When the Future Robot Death Panels ask you to show them one article that explains exactly how narrow-minded, cynical, amoral, and borderline sociopathic the Washington press was in the time of Freedom, you may want to consider this Politico story.
The headline is "The Drama Queen Caucus." The author is Jonathan Martin. It is ostensibly "about" Democratic members of congress who have announced that they are undecided about voting for health care reform legislation. As Politico stories go, it's not bad and destructive and evil in the way that their Dick Cheney interviews are. It's just a piece of writing that only a man who doesn't have any sense of morality or principle could possibly understand. It's proof that the Politico model is to take everything bad and off-putting about Washington journalism, amplify the worst qualities, and strip out anything edifying, instructive, or redeeming.
The thesis is that everyone who announced that they had any problem, substantive or not, with the health care bill, did so purely and solely for the purpose of boosting their status or name recognition among the sort of people who write and edit Politico. It posits a world where everyone thinks "a Sunday talk show invitation" is a goal worth taking a stand on.
Call it the Drama Queen Caucus - members of Congress who labor mostly in obscurity, lucky to get a daytime cable hit, let alone a Sunday talk show invitation, until the big vote nears. And then they engage in an oh-so-public exercise deliberating over how they will vote or go to extraordinary ends demonstrating how strongly they feel about the way they have already decided to vote.

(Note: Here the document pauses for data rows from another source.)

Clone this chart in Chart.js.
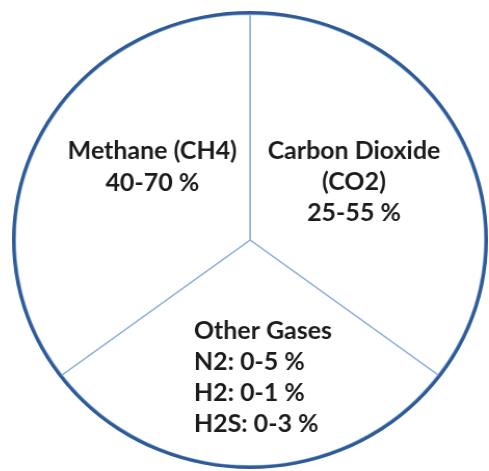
<!DOCTYPE html>
<html>
<head>
<meta charset="utf-8">
<script src="https://cdn.jsdelivr.net/npm/chart.js@4/dist/chart.umd.min.js"></script>
<style>
  html, body { margin: 0; padding: 0; background: #ffffff; }
  body { width: 489px; height: 471px; position: relative; overflow: hidden; }
</style>
</head>
<body>
<canvas id="biogas" width="458" height="458" style="position:absolute; left:12px; top:11px; width:476px; height:458px;"></canvas>
<script>
// Slices, clockwise from the top
const categories = ['Carbon Dioxide (CO2)', 'Other Gases', 'Methane (CH4)'];
const sliceShare = [35.2, 29.6, 35.2];
const outlineRing = [1];

// Text written inside each slice
const sliceText = [
  ['Carbon Dioxide', '(CO2)', '25-55 %'],
  ['Other Gases', 'N2: 0-5 %', 'H2: 0-1 %', 'H2S: 0-3 %'],
  ['Methane (CH4)', '40-70 %']
];

const FONT = 'bold 24px Lato, "Open Sans", sans-serif';

// Where each slice's text block sits, relative to the pie centre
const textLayout = [
  { dx: 100, dy: -89, align: 'center', gap: 31 },
  { dx: -54, dy: 91, align: 'left', gap: 31 },
  { dx: -94, dy: -89, align: 'center', gap: 32 }
];

const sliceLabels = {
  id: 'sliceLabels',
  afterDatasetsDraw(chart) {
    const meta = chart.getDatasetMeta(1);
    const ctx = chart.ctx;
    ctx.save();
    ctx.font = FONT;
    ctx.fillStyle = '#1c1c1c';
    ctx.textBaseline = 'middle';
    meta.data.forEach((arc, i) => {
      const lay = textLayout[i];
      ctx.textAlign = lay.align;
      sliceText[i].forEach((line, j) => {
        ctx.fillText(line, arc.x + lay.dx, arc.y + lay.dy + j * lay.gap);
      });
    });
    ctx.restore();
  }
};

new Chart(document.getElementById('biogas'), {
  type: 'pie',
  data: {
    labels: categories,
    datasets: [
      {
        data: outlineRing,
        backgroundColor: '#2f5b98',
        borderWidth: 0,
        weight: 3.2
      },
      {
        data: sliceShare,
        backgroundColor: '#ffffff',
        borderColor: '#8fb0dc',
        borderWidth: 1.5,
        weight: 225
      }
    ]
  },
  options: {
    responsive: false,
    animation: false,
    layout: { padding: 0 },
    plugins: {
      legend: { display: false },
      tooltip: { enabled: false }
    }
  },
  plugins: [sliceLabels]
});
</script>
</body>
</html>
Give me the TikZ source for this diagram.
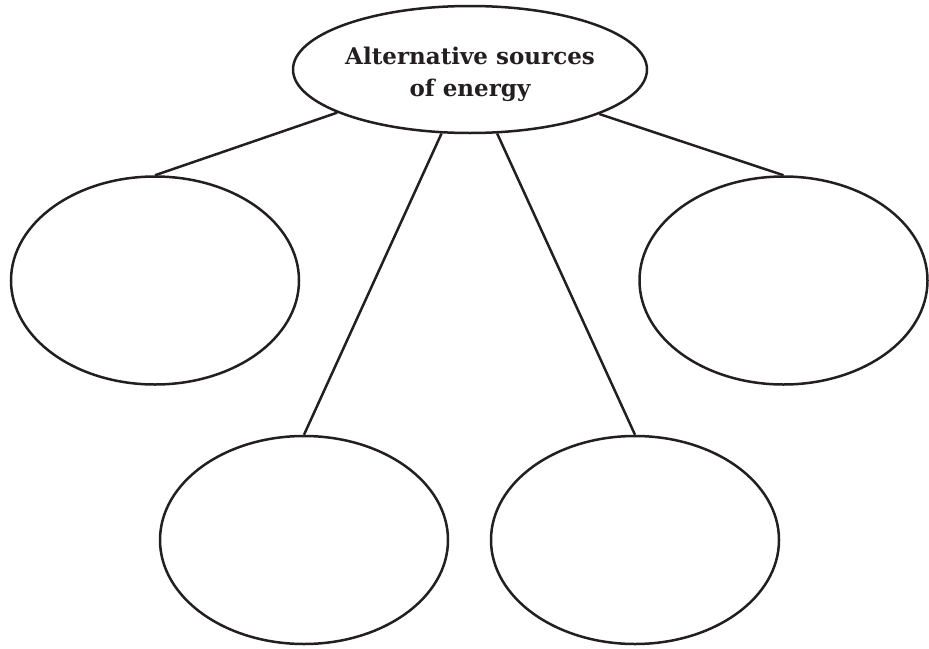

For Representative Luis Gutierrez, for example, "immigration" is a "pet issue." In the Politico mindset, Gutierrez harping on this "pet issue" is purely a way to get himself some attention. The idea that "immigration" is an "issue" that he actually cares about because it is actually about real-life people facing real-life problems that require government intervention, and that he may have trouble supporting this bill because while it is probably a net positive it also fails to address the problems facing those people he may theoretically actually care about, does not occur to anyone.
The idea is also that Dennis Kucinich didn't support the bill because he wanted to be on TV and talk to the President. And he changed his mind because he wanted more attention, and not because people convinced him that the bill the best possible bill we'd get in the current political climate.
Most politicians are vain. Many of them are stupid. Cynicism is easy and often justified. Plenty of people in congress and elsewhere truly do do the things they do for reasons more or less like the ones described in this piece.
But this article comes from an insider mindset so corroded by cynicism that it cannot fathom a world where any political actor does anything for any reason other than naked self-promotion. Is it really so naive of me to believe that Dick Cheney keeps arguing for an all-powerful executive unencumbered by the Constitution, the courts, or congress because he misguidedly believes that would keep us safe, and not simply because he wants to be on TV? It's a repulsive mindset, and one that shouldn't be treated as sensible and mainstream by the press, but I think it's heartfelt!
(There is also an important a marked difference between these hypothetical members jockeying for bowling trips with the president and those holding out until the legislation is altered in some fashion—the ones who want the legislation altered actually seem to grasp that legislation does stuff. To Politico, the purpose of legislating seems to be to go on Meet the Press, or get yourself elected governor.)
Self-preservation actually provides our lawmakers with a halfway decent incentive to do the popular thing, if not always the right thing, and people make political decisions based on a lotta bullshit like tribal identification and prejudice and fear, but sometimes people support or don't support things for the reasons that they say, and not simply for the sake of saying something to a camera.